Este miércoles, AR transmitía en su cara que había llegado una noticia que escondía incertidumbre para los numerosos programas que su productora, Unicorn, ha ido sumando en la parrilla de Telecinco. Un canal que ha pasado de ser la televisión que más ruido hacía a una preocupante indiferencia social.
Alberto Carullo ya es el nuevo director de contenidos de Telecinco y ha arrancado su mandato por la decisión más complicada: retirar a la "reina" del canal, Ana Rosa Quintana, de unas tardes que demandan cambios profundos. Más aún vistos los rendimientos de audiencia de estas semanas. Más todavía si se confirma el rumor de que parte de los de Sálvame están coqueteando con las tardes de La 1 de TVE.
Quitando a Ana Rosa Quintana de esa franja, la propia Ana Rosa Quintana se libra de una batalla de titulares y se la recupera allá donde lideró durante casi dos décadas: en la mañana. Un magacín matinal en el que además funciona mejor la política en la que ella puede editorializar. Sin embargo, la televisión ni siquiera es ya como hace dos años. La vida no se puede rebobinar como una película. Aunque las matinés sí que van a ser más tranquilas para Quintana. Incluso algunos quizá ni se hayan percatado de que se fue a las tardes. Con esos datos de audiencia...

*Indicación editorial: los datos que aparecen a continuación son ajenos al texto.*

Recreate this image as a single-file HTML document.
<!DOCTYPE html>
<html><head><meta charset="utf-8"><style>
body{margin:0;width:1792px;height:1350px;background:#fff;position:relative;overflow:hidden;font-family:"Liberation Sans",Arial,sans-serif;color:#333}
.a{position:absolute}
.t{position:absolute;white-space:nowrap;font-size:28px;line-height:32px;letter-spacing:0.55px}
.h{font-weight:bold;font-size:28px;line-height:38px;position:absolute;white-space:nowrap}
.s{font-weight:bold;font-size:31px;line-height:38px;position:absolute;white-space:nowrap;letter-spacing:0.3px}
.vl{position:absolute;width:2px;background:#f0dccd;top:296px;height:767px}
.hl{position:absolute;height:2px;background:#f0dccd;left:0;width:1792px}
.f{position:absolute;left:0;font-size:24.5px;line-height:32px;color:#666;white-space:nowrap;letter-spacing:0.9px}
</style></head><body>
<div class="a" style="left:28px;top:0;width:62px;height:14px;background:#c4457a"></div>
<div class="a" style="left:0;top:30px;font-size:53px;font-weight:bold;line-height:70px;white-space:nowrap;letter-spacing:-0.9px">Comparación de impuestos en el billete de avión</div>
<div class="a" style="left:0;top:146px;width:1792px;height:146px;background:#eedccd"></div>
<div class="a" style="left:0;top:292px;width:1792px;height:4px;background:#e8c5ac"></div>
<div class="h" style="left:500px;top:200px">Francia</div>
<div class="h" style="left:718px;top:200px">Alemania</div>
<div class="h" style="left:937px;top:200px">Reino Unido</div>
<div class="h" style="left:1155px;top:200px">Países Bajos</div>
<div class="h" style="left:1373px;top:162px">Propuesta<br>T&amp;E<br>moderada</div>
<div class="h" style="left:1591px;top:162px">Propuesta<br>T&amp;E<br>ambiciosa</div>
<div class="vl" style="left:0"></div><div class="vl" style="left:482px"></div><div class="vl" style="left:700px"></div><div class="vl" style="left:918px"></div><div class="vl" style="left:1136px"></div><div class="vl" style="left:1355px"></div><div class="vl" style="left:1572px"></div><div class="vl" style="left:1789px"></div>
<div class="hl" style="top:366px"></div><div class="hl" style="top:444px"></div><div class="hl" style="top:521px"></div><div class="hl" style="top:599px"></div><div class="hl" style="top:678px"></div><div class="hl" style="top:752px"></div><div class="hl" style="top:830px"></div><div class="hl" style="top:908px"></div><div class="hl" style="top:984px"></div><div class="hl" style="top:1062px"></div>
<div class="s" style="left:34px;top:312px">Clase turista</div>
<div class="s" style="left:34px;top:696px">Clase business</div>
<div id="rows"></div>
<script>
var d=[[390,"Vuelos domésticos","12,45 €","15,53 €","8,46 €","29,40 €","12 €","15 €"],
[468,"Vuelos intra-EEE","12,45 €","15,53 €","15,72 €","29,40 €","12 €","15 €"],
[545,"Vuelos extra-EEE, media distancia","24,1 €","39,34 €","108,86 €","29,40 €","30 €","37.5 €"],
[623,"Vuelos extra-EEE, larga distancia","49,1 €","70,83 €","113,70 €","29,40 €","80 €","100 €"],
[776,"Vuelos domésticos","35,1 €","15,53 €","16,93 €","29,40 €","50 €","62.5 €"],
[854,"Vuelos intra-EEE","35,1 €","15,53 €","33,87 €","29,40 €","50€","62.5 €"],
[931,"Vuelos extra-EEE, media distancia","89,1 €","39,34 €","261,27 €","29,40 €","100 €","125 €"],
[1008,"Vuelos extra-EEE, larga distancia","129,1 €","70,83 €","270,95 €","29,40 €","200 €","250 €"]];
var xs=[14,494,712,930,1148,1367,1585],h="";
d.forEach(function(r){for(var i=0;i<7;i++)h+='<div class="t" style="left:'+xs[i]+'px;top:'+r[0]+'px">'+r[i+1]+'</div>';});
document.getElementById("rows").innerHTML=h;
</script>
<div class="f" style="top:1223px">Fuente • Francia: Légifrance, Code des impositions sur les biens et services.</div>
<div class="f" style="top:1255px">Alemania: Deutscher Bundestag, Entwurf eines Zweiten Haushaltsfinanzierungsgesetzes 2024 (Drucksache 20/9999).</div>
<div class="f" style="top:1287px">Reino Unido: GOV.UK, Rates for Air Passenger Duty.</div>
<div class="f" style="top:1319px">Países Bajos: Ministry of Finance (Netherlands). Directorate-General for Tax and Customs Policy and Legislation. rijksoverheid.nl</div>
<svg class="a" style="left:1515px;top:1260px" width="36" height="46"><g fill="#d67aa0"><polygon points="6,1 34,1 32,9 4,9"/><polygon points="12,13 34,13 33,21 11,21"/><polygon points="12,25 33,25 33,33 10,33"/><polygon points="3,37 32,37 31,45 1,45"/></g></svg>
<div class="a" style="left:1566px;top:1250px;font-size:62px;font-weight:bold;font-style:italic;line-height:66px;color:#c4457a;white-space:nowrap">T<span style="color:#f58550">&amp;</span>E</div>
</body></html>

Así Telecinco deshace a toda velocidad una arriesgada decisión: intentar duplicar en la tarde el programa que funcionaba en la mañana. Un cambio que olvidó uno de los sustentos del éxito de la cadena: el contrapunto constante de diversidad de rostros, pensamientos y miradas. Ahora está Ana Rosa Quintana y, en el resto de las horas, gente disfrazada de elegante para emular a Ana Rosa Quintana. Cuando el triunfo de Mediaset en España es que era un lugar de acogida a la alegría de la gente de los barrios. Todos los barrios. De los pijos a los extrarradios. La cadena ejercía un intercambio generacional social que acompañaba en directo horas y horas con un trajín de programas y comunicadores que proyectaba la sensación de que cabíamos todos. Aunque solo fuera apariencia. Toñi Moreno, Jesús Vázquez, Carlota Corredera, Jorge Javier Vázquez, Sandra Barneda, Pedro Piqueras, Jordi González, Emma García, Màxim Huerta, María Patiño... Sin olvidar a las dos más grandes, María Teresa Campos y Mercedes Milá, en los años dorados del canal. Había profesionales de todo tipo, clase y físico. El carisma importaba más que la normatividad física.

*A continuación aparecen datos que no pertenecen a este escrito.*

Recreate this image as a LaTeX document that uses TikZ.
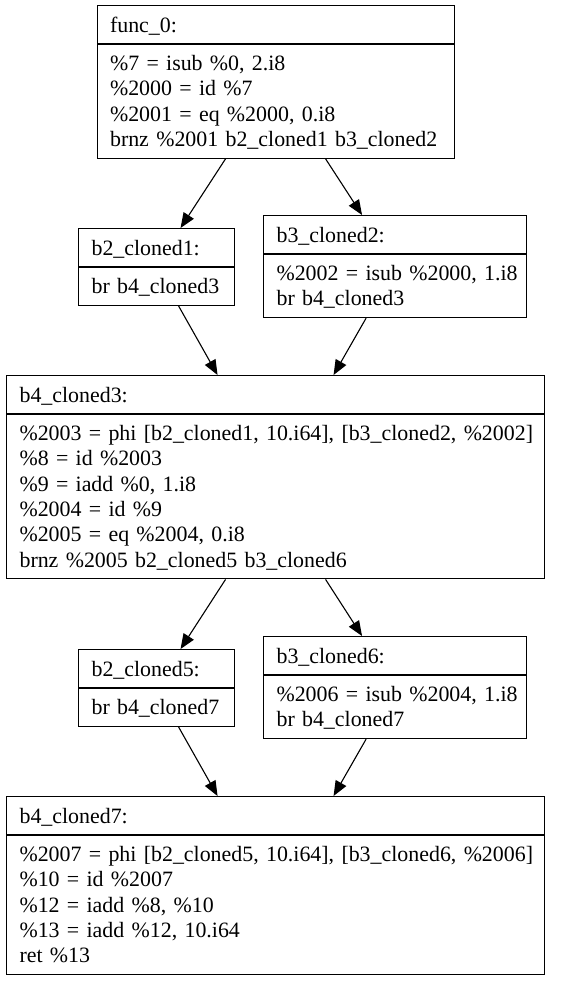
\documentclass[tikz,border=0pt]{standalone}
\usepackage{fontspec}
\setmainfont{Liberation Serif}
\usetikzlibrary{shapes.multipart,arrows.meta}
\newcommand{\codeln}[1]{\mbox{\rule[-5.3bp]{0pt}{25.3bp}#1}}
\begin{document}
\begin{tikzpicture}[x=1bp,y=-1bp,>={Triangle[length=15bp,width=12bp]},
 blk/.style={draw, line width=1.1bp, rectangle split, rectangle split parts=2, anchor=north west,
  inner xsep=13bp, inner ysep=6bp, align=left, font=\fontsize{21.9bp}{25.3bp}\selectfont},
 flow/.style={->, line width=1.1bp}]
 \useasboundingbox (0,0) rectangle (574,989);

 \node[blk, text width=331bp] (f0) at (96.5,5) {\codeln{func\_0:}\nodepart{two}\codeln{\%7 = isub \%0, 2.i8}\\\codeln{\%2000 = id \%7}\\\codeln{\%2001 = eq \%2000, 0.i8}\\\codeln{brnz \%2001 b2\_cloned1 b3\_cloned2}};
 \node[blk, text width=130bp] (b2c1) at (78,228) {\codeln{b2\_cloned1:}\nodepart{two}\codeln{br b4\_cloned3}};
 \node[blk, text width=237bp] (b3c2) at (263,215) {\codeln{b3\_cloned2:}\nodepart{two}\codeln{\%2002 = isub \%2000, 1.i8}\\\codeln{br b4\_cloned3}};
 \node[blk, text width=512bp] (b4c3) at (6,375) {\codeln{b4\_cloned3:}\nodepart{two}\codeln{\%2003 = phi [b2\_cloned1, 10.i64], [b3\_cloned2, \%2002]}\\\codeln{\%8 = id \%2003}\\\codeln{\%9 = iadd \%0, 1.i8}\\\codeln{\%2004 = id \%9}\\\codeln{\%2005 = eq \%2004, 0.i8}\\\codeln{brnz \%2005 b2\_cloned5 b3\_cloned6}};
 \node[blk, text width=130bp] (b2c5) at (78,649) {\codeln{b2\_cloned5:}\nodepart{two}\codeln{br b4\_cloned7}};
 \node[blk, text width=237bp] (b3c6) at (263,636) {\codeln{b3\_cloned6:}\nodepart{two}\codeln{\%2006 = isub \%2004, 1.i8}\\\codeln{br b4\_cloned7}};
 \node[blk, text width=512bp] (b4c7) at (6,796) {\codeln{b4\_cloned7:}\nodepart{two}\codeln{\%2007 = phi [b2\_cloned5, 10.i64], [b3\_cloned6, \%2006]}\\\codeln{\%10 = id \%2007}\\\codeln{\%12 = iadd \%8, \%10}\\\codeln{\%13 = iadd \%12, 10.i64}\\\codeln{ret \%13}};

 \draw[flow]([xshift=-50bp]f0.south)--([xshift=24bp]b2c1.north);
 \draw[flow]([xshift=50bp]f0.south)--([xshift=-33bp]b3c2.north);
 \draw[flow]([xshift=22bp]b2c1.south)--([xshift=-58bp]b4c3.north);
 \draw[flow]([xshift=-29bp]b3c2.south)--([xshift=58bp]b4c3.north);
 \draw[flow]([xshift=-50bp]b4c3.south)--([xshift=24bp]b2c5.north);
 \draw[flow]([xshift=50bp]b4c3.south)--([xshift=-33bp]b3c6.north);
 \draw[flow]([xshift=22bp]b2c5.south)--([xshift=-58bp]b4c7.north);
 \draw[flow]([xshift=-29bp]b3c6.south)--([xshift=58bp]b4c7.north);

\end{tikzpicture}
\end{document}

Hoy es difícil diferenciar quién presenta qué. Todos van de gala. Les dijeron que querían ser una televisión familiar, pero se han quedado en aquella imagen de familia que se obsesiona en aparentar y, al final, no transmite felicidad. Lo contrario que siempre fue Telecinco, el canal que daba la sensación de que te acogía fueras como fueras, sin pretensión de reducirse a una forma de familia como predicó algún spot que intentó vender la imagen del canal. Era la cadena de Los Serrano, de 7 vidas, de Aída. Es más, Telecinco era el canal referente que entretenía a tantos que ven la tele solos.
Pero aún está a tiempo de recuperar la identidad perdida. Alberto Carullo conoce bien la historia de la cadena y también sus errores. Una tele generalista necesita diversidad de contenidos para llegar a públicos amplios. Eso que le fue faltando cada vez más a Telecinco en la era de Paolo Vasile y terminó por esfumarse con la pérdida de Pasapalabra que ejercía de bisagra diaria en el canal.
Otro obstáculo es que el corazón que fue materia prima durante tantos años de Mediaset ya no funciona como antes. Encima el cotilleo tampoco ayuda a reciclar la imagen del canal a tono con los nuevos tiempos. Menos aún si se basa en la agresividad. Necesitan dar la vuelta al marcador volviendo a una programación ordenada en torno a una reconocible pluralidad de miradas y, a la vez, relativizando el ruido del choque del reality, que ya no atrae como antes. Empieza un dominó de decisiones. E igual el transparente rostro de Ana Rosa dando la noticia de su fin en las tardes sea una pista del futuro que necesita el canal: más autores que se le ve venir, menos personas intentando no defraudar las expectativas ajenas. O expectativas italianas, cuando España se parece menos a Italia de lo que pensaba Berlusconi.